>>>
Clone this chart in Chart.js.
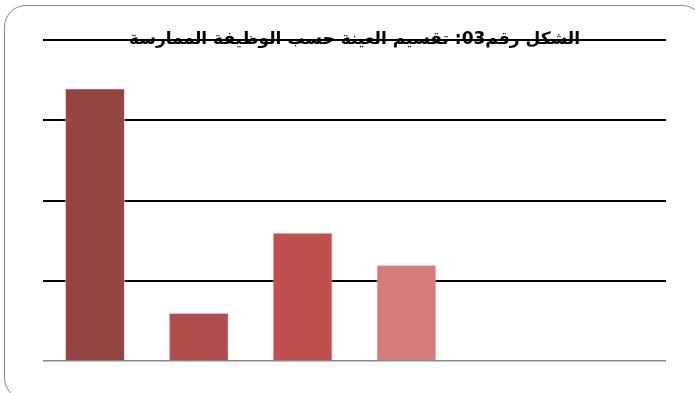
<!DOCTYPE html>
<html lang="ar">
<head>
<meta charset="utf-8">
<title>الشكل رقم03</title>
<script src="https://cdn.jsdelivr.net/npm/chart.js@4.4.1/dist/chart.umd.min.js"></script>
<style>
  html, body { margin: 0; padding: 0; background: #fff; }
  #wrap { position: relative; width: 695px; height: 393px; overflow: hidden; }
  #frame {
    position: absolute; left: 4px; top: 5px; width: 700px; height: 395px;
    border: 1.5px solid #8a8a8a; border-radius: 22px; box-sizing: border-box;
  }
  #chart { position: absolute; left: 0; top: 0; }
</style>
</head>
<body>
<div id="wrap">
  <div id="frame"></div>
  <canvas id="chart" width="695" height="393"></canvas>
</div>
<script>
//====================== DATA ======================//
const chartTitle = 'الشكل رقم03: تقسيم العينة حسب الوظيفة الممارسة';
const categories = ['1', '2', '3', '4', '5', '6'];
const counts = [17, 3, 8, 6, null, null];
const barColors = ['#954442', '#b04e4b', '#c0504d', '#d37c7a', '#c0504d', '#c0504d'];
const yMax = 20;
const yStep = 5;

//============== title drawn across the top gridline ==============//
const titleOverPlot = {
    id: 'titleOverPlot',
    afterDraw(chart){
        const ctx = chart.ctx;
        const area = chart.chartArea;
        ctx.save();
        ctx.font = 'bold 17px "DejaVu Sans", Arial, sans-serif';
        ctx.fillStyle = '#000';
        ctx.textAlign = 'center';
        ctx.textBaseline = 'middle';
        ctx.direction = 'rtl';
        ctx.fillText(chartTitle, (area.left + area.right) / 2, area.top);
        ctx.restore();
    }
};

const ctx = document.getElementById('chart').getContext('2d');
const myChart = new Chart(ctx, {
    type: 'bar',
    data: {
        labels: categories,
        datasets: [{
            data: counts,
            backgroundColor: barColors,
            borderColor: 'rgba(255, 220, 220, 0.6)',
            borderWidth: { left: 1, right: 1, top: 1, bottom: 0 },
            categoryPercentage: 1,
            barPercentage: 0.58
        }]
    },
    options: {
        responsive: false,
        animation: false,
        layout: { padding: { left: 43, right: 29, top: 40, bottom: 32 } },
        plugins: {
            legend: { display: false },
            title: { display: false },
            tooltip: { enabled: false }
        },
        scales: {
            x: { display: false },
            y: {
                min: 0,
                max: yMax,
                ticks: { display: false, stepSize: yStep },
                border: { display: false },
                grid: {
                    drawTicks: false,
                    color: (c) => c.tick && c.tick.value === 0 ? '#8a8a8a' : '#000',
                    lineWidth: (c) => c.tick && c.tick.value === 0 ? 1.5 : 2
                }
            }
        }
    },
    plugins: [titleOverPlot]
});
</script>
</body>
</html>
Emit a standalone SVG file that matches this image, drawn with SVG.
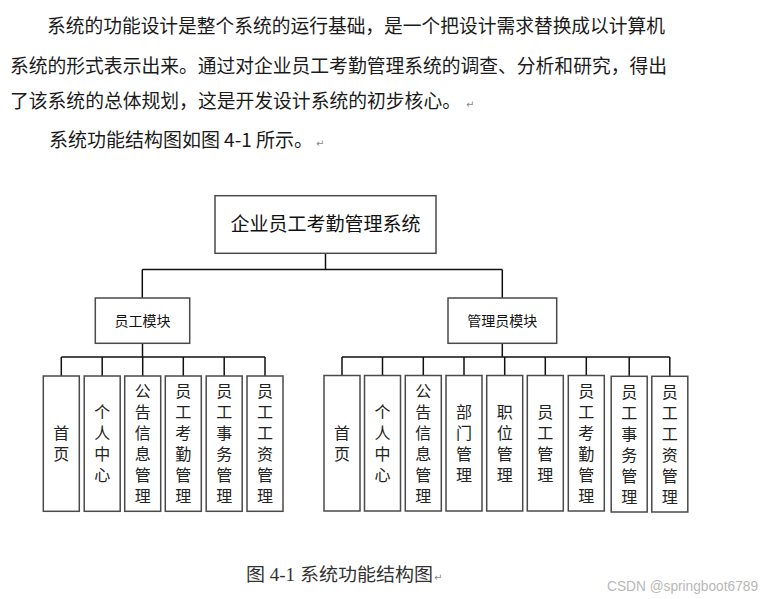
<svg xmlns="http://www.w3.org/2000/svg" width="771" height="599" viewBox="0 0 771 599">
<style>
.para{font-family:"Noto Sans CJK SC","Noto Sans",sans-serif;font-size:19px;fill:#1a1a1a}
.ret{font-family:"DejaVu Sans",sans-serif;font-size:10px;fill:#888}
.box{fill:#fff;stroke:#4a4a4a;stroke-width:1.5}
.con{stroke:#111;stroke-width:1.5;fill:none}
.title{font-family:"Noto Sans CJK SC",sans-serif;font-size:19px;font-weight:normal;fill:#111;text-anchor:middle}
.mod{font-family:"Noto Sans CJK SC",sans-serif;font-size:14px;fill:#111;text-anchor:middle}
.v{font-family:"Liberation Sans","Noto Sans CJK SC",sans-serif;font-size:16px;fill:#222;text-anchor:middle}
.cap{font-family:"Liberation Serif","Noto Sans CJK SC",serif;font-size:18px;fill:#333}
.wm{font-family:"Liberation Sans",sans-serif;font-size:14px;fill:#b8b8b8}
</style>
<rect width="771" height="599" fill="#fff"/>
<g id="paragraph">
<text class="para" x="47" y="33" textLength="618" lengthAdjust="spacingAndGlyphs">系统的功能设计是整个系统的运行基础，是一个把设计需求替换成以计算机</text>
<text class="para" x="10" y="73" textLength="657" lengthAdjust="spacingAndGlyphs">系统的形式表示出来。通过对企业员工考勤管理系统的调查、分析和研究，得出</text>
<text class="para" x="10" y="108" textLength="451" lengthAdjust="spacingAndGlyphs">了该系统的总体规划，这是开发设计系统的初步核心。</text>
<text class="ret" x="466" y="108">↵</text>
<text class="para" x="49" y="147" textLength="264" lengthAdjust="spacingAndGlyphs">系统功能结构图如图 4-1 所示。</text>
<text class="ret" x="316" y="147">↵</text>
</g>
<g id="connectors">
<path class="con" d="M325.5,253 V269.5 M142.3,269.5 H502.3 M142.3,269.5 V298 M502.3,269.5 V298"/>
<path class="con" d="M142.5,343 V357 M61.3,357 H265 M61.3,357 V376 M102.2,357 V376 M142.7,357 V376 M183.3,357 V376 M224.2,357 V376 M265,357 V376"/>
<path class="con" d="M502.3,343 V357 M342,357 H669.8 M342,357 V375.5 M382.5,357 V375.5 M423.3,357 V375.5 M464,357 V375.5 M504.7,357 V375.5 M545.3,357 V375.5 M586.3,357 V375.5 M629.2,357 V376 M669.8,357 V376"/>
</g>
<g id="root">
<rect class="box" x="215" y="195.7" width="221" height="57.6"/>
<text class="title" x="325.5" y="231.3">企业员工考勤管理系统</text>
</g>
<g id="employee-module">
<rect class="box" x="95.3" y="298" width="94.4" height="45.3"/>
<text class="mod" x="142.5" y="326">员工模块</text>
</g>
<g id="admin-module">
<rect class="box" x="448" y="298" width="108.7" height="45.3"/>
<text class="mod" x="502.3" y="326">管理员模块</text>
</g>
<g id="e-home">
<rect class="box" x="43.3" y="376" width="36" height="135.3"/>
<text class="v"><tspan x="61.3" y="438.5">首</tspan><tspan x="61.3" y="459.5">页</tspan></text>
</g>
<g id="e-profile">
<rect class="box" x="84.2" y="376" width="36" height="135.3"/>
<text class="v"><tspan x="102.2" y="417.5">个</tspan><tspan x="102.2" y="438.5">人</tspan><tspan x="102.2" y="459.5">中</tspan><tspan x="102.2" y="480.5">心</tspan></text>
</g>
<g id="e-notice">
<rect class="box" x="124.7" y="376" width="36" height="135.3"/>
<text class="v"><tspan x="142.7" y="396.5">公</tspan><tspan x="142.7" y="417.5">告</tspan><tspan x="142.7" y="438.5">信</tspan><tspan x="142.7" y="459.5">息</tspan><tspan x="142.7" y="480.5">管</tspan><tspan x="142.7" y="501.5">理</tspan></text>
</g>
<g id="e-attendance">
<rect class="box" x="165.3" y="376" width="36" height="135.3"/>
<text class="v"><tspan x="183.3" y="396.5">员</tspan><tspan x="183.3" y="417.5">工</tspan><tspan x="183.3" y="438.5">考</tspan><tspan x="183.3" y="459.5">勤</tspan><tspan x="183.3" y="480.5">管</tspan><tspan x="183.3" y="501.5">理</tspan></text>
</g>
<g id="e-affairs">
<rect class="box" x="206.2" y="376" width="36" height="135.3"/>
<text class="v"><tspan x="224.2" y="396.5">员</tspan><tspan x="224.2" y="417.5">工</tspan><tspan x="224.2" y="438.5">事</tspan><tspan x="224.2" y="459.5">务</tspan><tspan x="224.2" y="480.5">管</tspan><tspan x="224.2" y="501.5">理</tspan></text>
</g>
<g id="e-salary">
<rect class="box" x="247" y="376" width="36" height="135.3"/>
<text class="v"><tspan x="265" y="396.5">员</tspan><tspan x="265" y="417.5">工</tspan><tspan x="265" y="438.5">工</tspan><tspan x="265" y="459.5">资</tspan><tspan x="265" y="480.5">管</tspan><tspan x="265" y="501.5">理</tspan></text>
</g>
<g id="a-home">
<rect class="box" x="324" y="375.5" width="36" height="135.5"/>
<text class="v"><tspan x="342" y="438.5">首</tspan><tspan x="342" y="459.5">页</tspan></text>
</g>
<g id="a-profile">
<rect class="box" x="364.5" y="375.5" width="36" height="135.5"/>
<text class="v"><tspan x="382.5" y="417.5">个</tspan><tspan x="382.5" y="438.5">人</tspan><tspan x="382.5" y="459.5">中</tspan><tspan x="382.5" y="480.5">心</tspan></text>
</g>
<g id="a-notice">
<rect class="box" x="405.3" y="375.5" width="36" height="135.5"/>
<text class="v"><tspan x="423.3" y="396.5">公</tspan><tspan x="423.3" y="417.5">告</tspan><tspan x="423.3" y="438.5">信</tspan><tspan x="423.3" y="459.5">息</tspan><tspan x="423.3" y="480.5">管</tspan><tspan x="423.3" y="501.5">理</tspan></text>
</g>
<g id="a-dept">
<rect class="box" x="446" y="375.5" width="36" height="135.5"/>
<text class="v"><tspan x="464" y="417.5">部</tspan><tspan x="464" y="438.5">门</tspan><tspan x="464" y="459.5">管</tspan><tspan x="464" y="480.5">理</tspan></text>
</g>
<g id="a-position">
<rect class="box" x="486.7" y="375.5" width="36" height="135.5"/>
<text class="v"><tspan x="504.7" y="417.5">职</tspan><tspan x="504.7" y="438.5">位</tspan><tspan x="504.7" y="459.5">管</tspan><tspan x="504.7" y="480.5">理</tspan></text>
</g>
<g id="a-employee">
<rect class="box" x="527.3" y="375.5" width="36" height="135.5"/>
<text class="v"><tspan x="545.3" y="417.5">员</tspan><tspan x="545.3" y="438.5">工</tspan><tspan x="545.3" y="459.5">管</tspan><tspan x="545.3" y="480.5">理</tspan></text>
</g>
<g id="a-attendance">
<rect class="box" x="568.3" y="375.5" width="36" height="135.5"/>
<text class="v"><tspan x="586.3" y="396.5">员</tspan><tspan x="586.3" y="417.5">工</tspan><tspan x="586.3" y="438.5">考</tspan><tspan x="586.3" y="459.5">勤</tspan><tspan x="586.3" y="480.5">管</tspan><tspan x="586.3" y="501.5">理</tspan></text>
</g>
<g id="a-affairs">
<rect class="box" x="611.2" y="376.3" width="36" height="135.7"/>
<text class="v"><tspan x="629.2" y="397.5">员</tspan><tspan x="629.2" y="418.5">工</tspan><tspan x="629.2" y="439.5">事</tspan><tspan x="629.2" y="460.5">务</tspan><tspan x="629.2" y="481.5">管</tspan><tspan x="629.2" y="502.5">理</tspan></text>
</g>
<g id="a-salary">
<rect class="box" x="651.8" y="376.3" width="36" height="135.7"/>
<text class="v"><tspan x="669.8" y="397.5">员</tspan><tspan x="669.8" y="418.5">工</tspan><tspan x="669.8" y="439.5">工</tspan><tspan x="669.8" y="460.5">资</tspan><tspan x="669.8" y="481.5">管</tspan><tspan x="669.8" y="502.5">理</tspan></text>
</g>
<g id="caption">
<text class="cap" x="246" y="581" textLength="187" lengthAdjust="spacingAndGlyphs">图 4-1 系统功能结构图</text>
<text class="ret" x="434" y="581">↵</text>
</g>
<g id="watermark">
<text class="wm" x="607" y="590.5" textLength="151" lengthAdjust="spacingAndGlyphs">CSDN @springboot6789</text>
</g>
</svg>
<<<
**WRITTEN TASK:**
Quote the records above exactly, from the first line through the line containing "const yStep = 5;", and leave out the pictures.

**ANSWER TO THE TASK:**
Clone this chart in Chart.js.
<!DOCTYPE html>
<html lang="ar">
<head>
<meta charset="utf-8">
<title>الشكل رقم03</title>
<script src="https://cdn.jsdelivr.net/npm/chart.js@4.4.1/dist/chart.umd.min.js"></script>
<style>
  html, body { margin: 0; padding: 0; background: #fff; }
  #wrap { position: relative; width: 695px; height: 393px; overflow: hidden; }
  #frame {
    position: absolute; left: 4px; top: 5px; width: 700px; height: 395px;
    border: 1.5px solid #8a8a8a; border-radius: 22px; box-sizing: border-box;
  }
  #chart { position: absolute; left: 0; top: 0; }
</style>
</head>
<body>
<div id="wrap">
  <div id="frame"></div>
  <canvas id="chart" width="695" height="393"></canvas>
</div>
<script>
//====================== DATA ======================//
const chartTitle = 'الشكل رقم03: تقسيم العينة حسب الوظيفة الممارسة';
const categories = ['1', '2', '3', '4', '5', '6'];
const counts = [17, 3, 8, 6, null, null];
const barColors = ['#954442', '#b04e4b', '#c0504d', '#d37c7a', '#c0504d', '#c0504d'];
const yMax = 20;
const yStep = 5;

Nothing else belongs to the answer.